Only the number is wanted: how many lines in the data contain "this"?

* **DATA SHOWN**
= = = =
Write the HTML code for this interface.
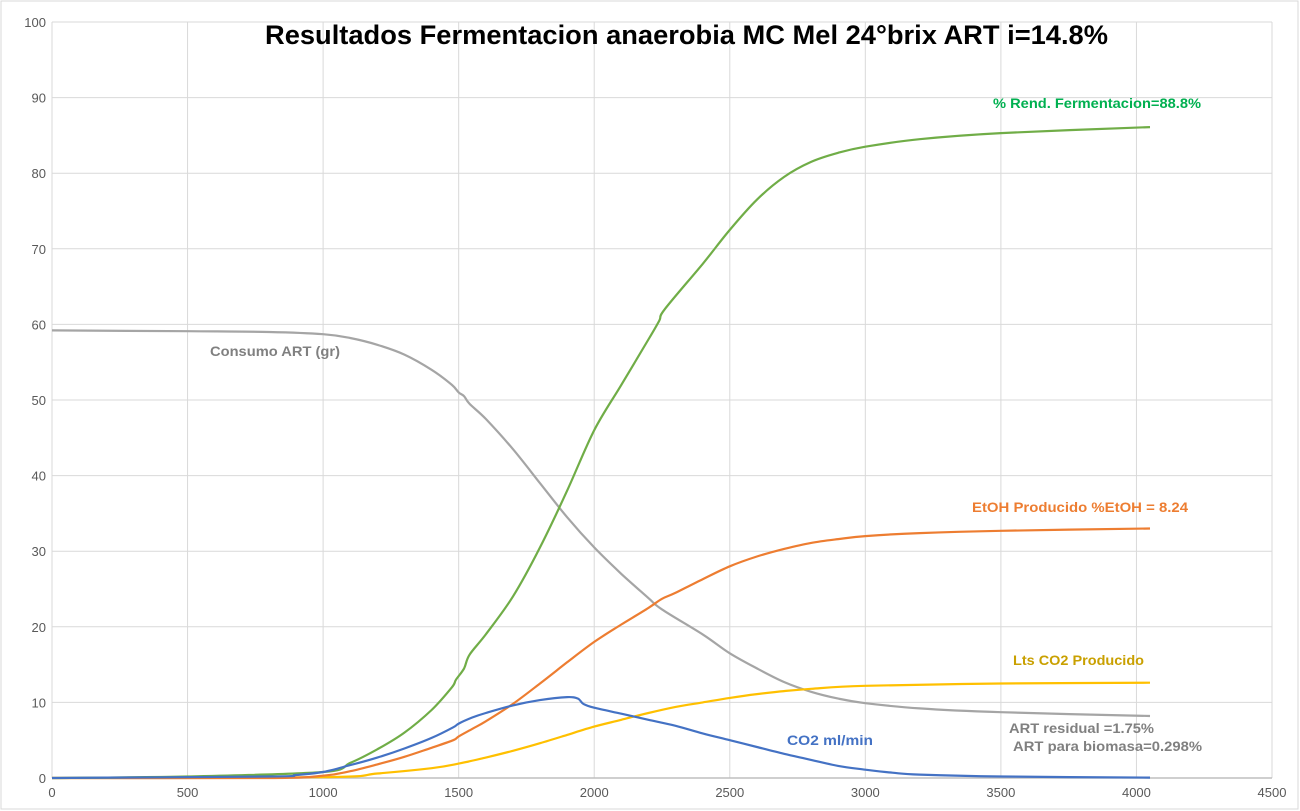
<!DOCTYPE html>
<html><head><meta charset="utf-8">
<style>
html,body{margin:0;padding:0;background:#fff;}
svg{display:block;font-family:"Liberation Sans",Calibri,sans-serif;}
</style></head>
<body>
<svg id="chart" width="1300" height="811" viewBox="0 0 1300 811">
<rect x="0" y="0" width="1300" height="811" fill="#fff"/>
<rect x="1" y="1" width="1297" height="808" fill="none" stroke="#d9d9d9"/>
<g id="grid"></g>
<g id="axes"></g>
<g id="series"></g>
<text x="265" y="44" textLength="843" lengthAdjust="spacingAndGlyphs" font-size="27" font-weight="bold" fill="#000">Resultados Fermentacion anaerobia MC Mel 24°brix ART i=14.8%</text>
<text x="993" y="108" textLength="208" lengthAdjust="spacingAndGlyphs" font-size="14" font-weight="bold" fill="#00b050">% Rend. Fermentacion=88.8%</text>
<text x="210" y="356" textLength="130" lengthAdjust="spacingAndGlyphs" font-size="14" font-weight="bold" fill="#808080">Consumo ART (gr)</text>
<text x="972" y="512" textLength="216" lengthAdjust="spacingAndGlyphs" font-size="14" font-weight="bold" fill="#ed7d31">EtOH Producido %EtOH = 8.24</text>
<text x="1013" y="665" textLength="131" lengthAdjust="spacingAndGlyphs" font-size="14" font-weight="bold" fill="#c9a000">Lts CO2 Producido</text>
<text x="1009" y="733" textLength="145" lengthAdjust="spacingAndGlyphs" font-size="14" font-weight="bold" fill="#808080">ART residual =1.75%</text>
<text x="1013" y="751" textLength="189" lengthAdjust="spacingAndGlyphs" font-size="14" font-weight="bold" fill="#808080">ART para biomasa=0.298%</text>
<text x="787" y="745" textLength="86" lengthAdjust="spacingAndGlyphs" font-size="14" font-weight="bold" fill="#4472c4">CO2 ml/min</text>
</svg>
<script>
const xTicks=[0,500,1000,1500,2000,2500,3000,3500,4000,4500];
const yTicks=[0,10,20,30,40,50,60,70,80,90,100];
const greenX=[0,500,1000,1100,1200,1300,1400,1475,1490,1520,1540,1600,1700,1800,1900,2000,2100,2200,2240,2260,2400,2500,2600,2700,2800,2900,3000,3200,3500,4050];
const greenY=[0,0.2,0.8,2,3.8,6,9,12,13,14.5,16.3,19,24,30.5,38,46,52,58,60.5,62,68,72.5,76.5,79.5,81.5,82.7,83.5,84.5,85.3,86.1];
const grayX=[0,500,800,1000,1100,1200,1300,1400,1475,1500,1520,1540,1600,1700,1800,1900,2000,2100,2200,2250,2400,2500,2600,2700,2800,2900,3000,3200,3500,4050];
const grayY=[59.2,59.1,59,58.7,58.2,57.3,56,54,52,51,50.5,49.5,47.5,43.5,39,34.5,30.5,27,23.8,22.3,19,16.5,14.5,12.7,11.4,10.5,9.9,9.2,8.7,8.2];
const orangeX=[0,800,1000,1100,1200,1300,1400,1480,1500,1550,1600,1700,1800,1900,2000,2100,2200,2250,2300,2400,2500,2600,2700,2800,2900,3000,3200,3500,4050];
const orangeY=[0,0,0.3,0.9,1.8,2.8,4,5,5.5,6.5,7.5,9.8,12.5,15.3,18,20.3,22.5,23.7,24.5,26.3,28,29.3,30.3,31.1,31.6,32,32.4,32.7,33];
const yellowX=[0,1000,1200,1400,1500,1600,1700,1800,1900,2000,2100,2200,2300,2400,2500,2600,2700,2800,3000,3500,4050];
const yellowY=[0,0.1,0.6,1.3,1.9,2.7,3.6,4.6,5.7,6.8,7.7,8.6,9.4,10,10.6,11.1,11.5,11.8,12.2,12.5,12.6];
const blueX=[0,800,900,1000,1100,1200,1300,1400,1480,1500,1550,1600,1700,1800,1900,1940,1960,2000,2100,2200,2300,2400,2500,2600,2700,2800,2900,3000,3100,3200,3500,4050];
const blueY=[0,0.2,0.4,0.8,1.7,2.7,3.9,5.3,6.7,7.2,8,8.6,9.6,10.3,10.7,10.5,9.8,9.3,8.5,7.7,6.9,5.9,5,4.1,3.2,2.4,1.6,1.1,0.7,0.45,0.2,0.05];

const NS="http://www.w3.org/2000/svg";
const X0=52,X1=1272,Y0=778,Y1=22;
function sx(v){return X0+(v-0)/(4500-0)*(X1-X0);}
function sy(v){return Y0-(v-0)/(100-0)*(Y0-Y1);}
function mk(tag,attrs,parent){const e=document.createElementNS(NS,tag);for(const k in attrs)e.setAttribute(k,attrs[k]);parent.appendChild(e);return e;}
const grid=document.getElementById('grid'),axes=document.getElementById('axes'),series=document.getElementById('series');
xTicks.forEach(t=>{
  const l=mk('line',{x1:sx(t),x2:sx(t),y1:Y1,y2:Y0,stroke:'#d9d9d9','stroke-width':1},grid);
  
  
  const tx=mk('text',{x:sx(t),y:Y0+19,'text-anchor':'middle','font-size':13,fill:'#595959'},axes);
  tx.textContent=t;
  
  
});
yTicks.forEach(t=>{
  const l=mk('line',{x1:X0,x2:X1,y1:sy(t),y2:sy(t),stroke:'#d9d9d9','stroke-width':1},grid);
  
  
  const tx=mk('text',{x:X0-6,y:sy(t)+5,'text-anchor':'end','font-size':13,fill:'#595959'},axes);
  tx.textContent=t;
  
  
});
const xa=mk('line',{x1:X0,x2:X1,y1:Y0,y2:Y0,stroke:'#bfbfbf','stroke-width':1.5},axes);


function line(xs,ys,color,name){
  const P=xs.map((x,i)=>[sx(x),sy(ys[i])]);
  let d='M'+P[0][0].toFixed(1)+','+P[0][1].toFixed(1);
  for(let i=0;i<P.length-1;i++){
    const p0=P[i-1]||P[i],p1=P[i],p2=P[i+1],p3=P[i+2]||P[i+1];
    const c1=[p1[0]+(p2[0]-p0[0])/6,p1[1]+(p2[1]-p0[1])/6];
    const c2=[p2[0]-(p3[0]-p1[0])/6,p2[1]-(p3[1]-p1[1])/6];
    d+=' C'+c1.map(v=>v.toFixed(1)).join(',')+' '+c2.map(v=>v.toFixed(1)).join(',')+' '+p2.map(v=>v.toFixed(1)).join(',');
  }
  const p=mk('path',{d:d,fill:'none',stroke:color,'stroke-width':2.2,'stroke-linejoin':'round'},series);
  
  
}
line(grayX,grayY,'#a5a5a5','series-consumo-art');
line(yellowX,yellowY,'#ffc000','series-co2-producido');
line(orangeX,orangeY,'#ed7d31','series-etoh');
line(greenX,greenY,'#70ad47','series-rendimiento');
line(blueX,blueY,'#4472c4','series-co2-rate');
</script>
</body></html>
= = = =
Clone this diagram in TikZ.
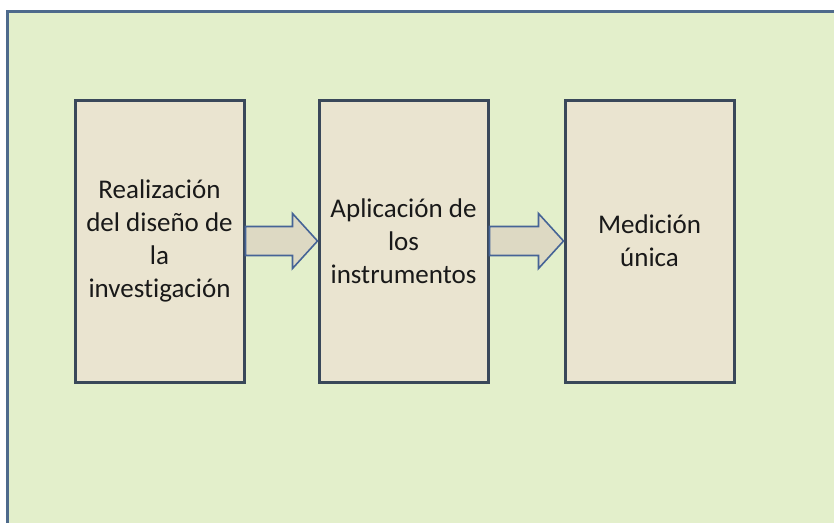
= = = =
* **FULL OUTPUT**
2